Por otra parte, el acuerdo preliminar limita las restricciones al programa atómico iraní a un plazo de 10 años. Por tanto, con el transcurso de una década la República Islámica será libre de utilizar su tecnología nuclear como estime oportuno… salvo que se inicie una nueva ronda de negociaciones, similar a la que se está desarrollando ahora.

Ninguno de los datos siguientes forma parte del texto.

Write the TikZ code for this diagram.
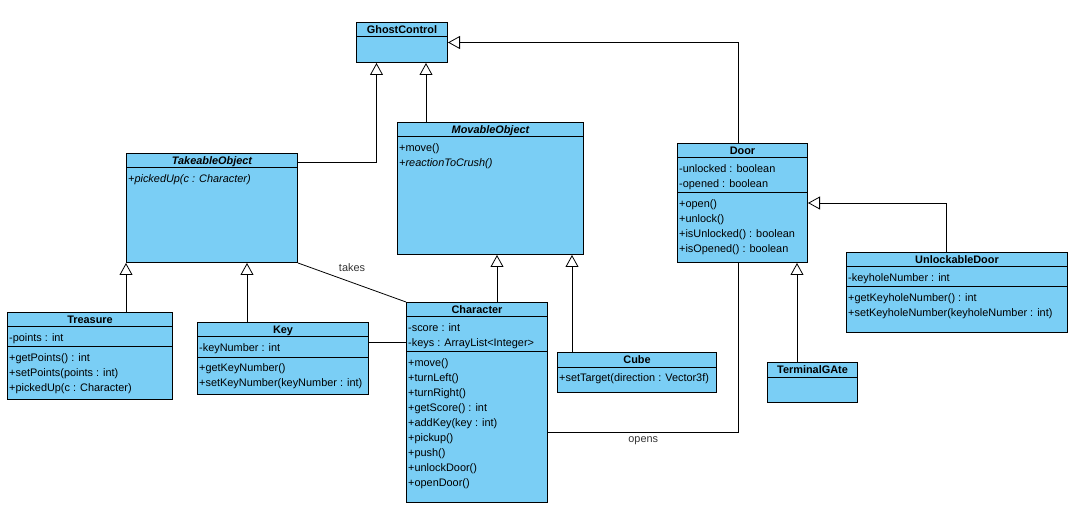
\documentclass[tikz,border=0pt]{standalone}
\usepackage{fontspec}
\setmainfont{Liberation Sans}
\usetikzlibrary{arrows.meta}
\definecolor{umlblue}{RGB}{122,206,245}
\newcommand\umlfont{\fontsize{10.9}{15}\selectfont}
\begin{document}
\begin{tikzpicture}[x=1pt,y=-1pt,
    cls/.style={draw,fill=umlblue,line width=1pt,inner sep=0pt,anchor=north west},
    title/.style={anchor=base,inner sep=0pt,font=\umlfont\bfseries},
    rows/.style={anchor=north west,inner sep=0pt,align=left,font=\umlfont},
    sep/.style={line width=1pt},
    gen/.style={-{Triangle[open,length=12pt,width=13pt]},line width=0.8pt},
    assoc/.style={line width=0.8pt},
    lbl/.style={inner sep=0pt,font=\umlfont,text=black!80}]
  \useasboundingbox (0,0) rectangle (1073,510);
  % classes
  \node[cls,minimum width=91pt,minimum height=40pt] (ghost) at (356,22) {};
  \node[cls,minimum width=171pt,minimum height=109pt] (takeable) at (126,153) {};
  \node[cls,minimum width=186pt,minimum height=132pt] (movable) at (397,122) {};
  \node[cls,minimum width=130pt,minimum height=119pt] (door) at (677,143) {};
  \node[cls,minimum width=221pt,minimum height=80pt] (unlock) at (846,252) {};
  \node[cls,minimum width=165pt,minimum height=87pt] (treasure) at (7,312) {};
  \node[cls,minimum width=171pt,minimum height=72pt] (key) at (197,322) {};
  \node[cls,minimum width=141pt,minimum height=200pt] (char) at (406,302) {};
  \node[cls,minimum width=159pt,minimum height=40pt] (cube) at (557,352) {};
  \node[cls,minimum width=90pt,minimum height=40pt] (terminal) at (767,362) {};
  % header lines
  \foreach \c in {ghost,takeable,movable,door,unlock,treasure,key,char,cube,terminal}
    \draw[sep] ([yshift=-15]\c.north west) -- ([yshift=-15]\c.north east);
  \draw[sep] ([yshift=-50]door.north west) -- ([yshift=-50]door.north east);
  \draw[sep] ([yshift=-35]unlock.north west) -- ([yshift=-35]unlock.north east);
  \draw[sep] ([yshift=-35]treasure.north west) -- ([yshift=-35]treasure.north east);
  \draw[sep] ([yshift=-35]key.north west) -- ([yshift=-35]key.north east);
  \draw[sep] ([yshift=-50]char.north west) -- ([yshift=-50]char.north east);
  % titles
  \node[title] (ghost-t) at ([yshift=-11.5]ghost.north) {GhostControl};
  \node[title] (takeable-t) at ([yshift=-11.5]takeable.north) {\itshape TakeableObject};
  \node[title] (movable-t) at ([yshift=-11.5]movable.north) {\itshape MovableObject};
  \node[title] (door-t) at ([yshift=-11.5]door.north) {Door};
  \node[title] (unlock-t) at ([yshift=-11.5]unlock.north) {UnlockableDoor};
  \node[title] (treasure-t) at ([yshift=-11.5]treasure.north) {Treasure};
  \node[title] (key-t) at ([yshift=-11.5]key.north) {Key};
  \node[title] (char-t) at ([yshift=-11.5]char.north) {Character};
  \node[title] (cube-t) at ([yshift=-11.5]cube.north) {Cube};
  \node[title] (terminal-t) at ([yshift=-11.5]terminal.north) {TerminalGAte};
  % members
  \node[rows] (takeable-m) at ([xshift=2,yshift=-18.5]takeable.north west)
    {\strut\itshape +pickedUp(c : Character)};
  \node[rows] (movable-m) at ([xshift=2,yshift=-18.5]movable.north west)
    {\strut+move()\\\itshape +reactionToCrush()};
  \node[rows] (door-a) at ([xshift=2,yshift=-18.5]door.north west)
    {\strut-unlocked : boolean\\-opened : boolean};
  \node[rows] (door-m) at ([xshift=2,yshift=-53.5]door.north west)
    {\strut+open()\\+unlock()\\+isUnlocked() : boolean\\+isOpened() : boolean};
  \node[rows] (unlock-a) at ([xshift=2,yshift=-18.5]unlock.north west)
    {\strut-keyholeNumber : int};
  \node[rows] (unlock-m) at ([xshift=2,yshift=-38.5]unlock.north west)
    {\strut+getKeyholeNumber() : int\\+setKeyholeNumber(keyholeNumber : int)};
  \node[rows] (treasure-a) at ([xshift=2,yshift=-18.5]treasure.north west)
    {\strut-points : int};
  \node[rows] (treasure-m) at ([xshift=2,yshift=-38.5]treasure.north west)
    {\strut+getPoints() : int\\+setPoints(points : int)\\+pickedUp(c : Character)};
  \node[rows] (key-a) at ([xshift=2,yshift=-18.5]key.north west)
    {\strut-keyNumber : int};
  \node[rows] (key-m) at ([xshift=2,yshift=-38.5]key.north west)
    {\strut+getKeyNumber()\\+setKeyNumber(keyNumber : int)};
  \node[rows] (char-a) at ([xshift=2,yshift=-18.5]char.north west)
    {\strut-score : int\\-keys : ArrayList<Integer>};
  \node[rows] (char-m) at ([xshift=2,yshift=-53.5]char.north west)
    {\strut+move()\\+turnLeft()\\+turnRight()\\+getScore() : int\\+addKey(key : int)\\+pickup()\\+push()\\+unlockDoor()\\+openDoor()};
  \node[rows] (cube-m) at ([xshift=2,yshift=-18.5]cube.north west)
    {\strut+setTarget(direction : Vector3f)};
  % generalizations
  \coordinate (movT) at ([xshift=29]movable.north west);
  \coordinate (keyT) at ([xshift=50]key.north west);
  \coordinate (charT) at ([xshift=91]char.north west);
  \coordinate (cubeT) at ([xshift=15]cube.north west);
  \coordinate (termT) at ([xshift=30]terminal.north west);
  \draw[gen] ([yshift=-9]takeable.north east) -| ([xshift=-25.5]ghost.south);
  \draw[gen] (movT) -- (movT |- ghost.south);
  \draw[gen] ([xshift=-4]door.north) |- (ghost.east);
  \draw[gen] (treasure.north -| takeable.south west) -- (takeable.south west);
  \draw[gen] (keyT) -- (keyT |- takeable.south);
  \draw[gen] (charT) -- (charT |- movable.south);
  \draw[gen] (cubeT) -- (cubeT |- movable.south);
  \draw[gen] (termT) -- (termT |- door.south);
  \draw[gen] ([xshift=100]unlock.north west) |- (door.east);
  % associations
  \coordinate (keyR) at ([yshift=-20]key.north east);
  \draw[assoc] (keyR) -- (keyR -| char.west);
  \draw[assoc] (takeable.south east) -- node[lbl,yshift=15] (takes) {takes} (char.north west);
  \draw[assoc] ([yshift=-30]char.east) -| node[lbl,pos=0.25,yshift=-8] (opens) {opens} ([xshift=-4]door.south);
\end{tikzpicture}
\end{document}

En esencia, lo que tratan de hacer las potencias occidentales con este acuerdo es establecer ciertas limitaciones al desarrollo de la tecnología nuclear por parte de Irán, de manera que necesite como mínimo un año para construir una bomba atómica, en el caso de que esa sea su intención, en el entendido de que ese es el plazo que Occidente necesita para reaccionar adecuadamente a la amenaza. En contrapartida, las sanciones económicas que pesan sobre Teherán por sus reiterados incumplimientos de las normas internacionales serán levantadas de forma progresiva, aunque el régimen de los ayatolás ya ha dejado dicho que tendrán que ser anuladas en su totalidad en el mismo momento en que se firme el acuerdo.
El acuerdo de marras no es sólo una medida puntual para solucionar un problema concreto de limitación armamentística. Sus implicaciones afectan dramáticamente a los equilibrios geoestratégicos de Oriente Medio, donde Irán está acumulando cada vez mayores cuotas de poder. La catastrófica gestión de Barack Obama de los asuntos de la región está mermando sensiblemente el crédito de EEUU entre sus aliados tradicionales, entre los que se cuenta Arabia Saudí, cuyos dirigentes no quieren ni pensar en un Irán –nación chií– convertido en potencia nuclear. Otro tanto cabe decir de Israel, el socio principal de EEUU en la zona, cuya completa destrucción es el principal objetivo de la política exterior iraní, como se han encargado de proclamar innumerables veces sus dirigentes.
Con una ingenuidad inaudita, la diplomacia estadounidense confía en que un acuerdo con Irán permitirá a la facción considerada moderada del régimen de los ayatolás, liderada por el expresidente Rafsanyaní, conquistar mayores cuotas de poder y hacer evolucionar el país hacia una democracia homologable con los usos occidentales y respetuosa con sus vecinos. El problema es que el moderado Rafsanyaní ya pedía a finales de 2001 la bomba atómica, "que arrasaría Israel, aunque también produciría daños en el mundo musulman".
El levantamiento de las sanciones económicas permitirá a Teherán incrementar su apoyo a sus agentes en Oriente Medio, como Hezbolá en el Líbano, Hamás en Gaza, Bashar al Asad en Siria o los huzis en el Yemen. La posibilidad de que todas estas organizaciones terroristas y poderes locales estén amparados en el futuro inmediato por un paraguas nuclear está cada vez más cercana, gracias a unas negociaciones que, precisamente, se habían planteado para lograr todo lo contrario.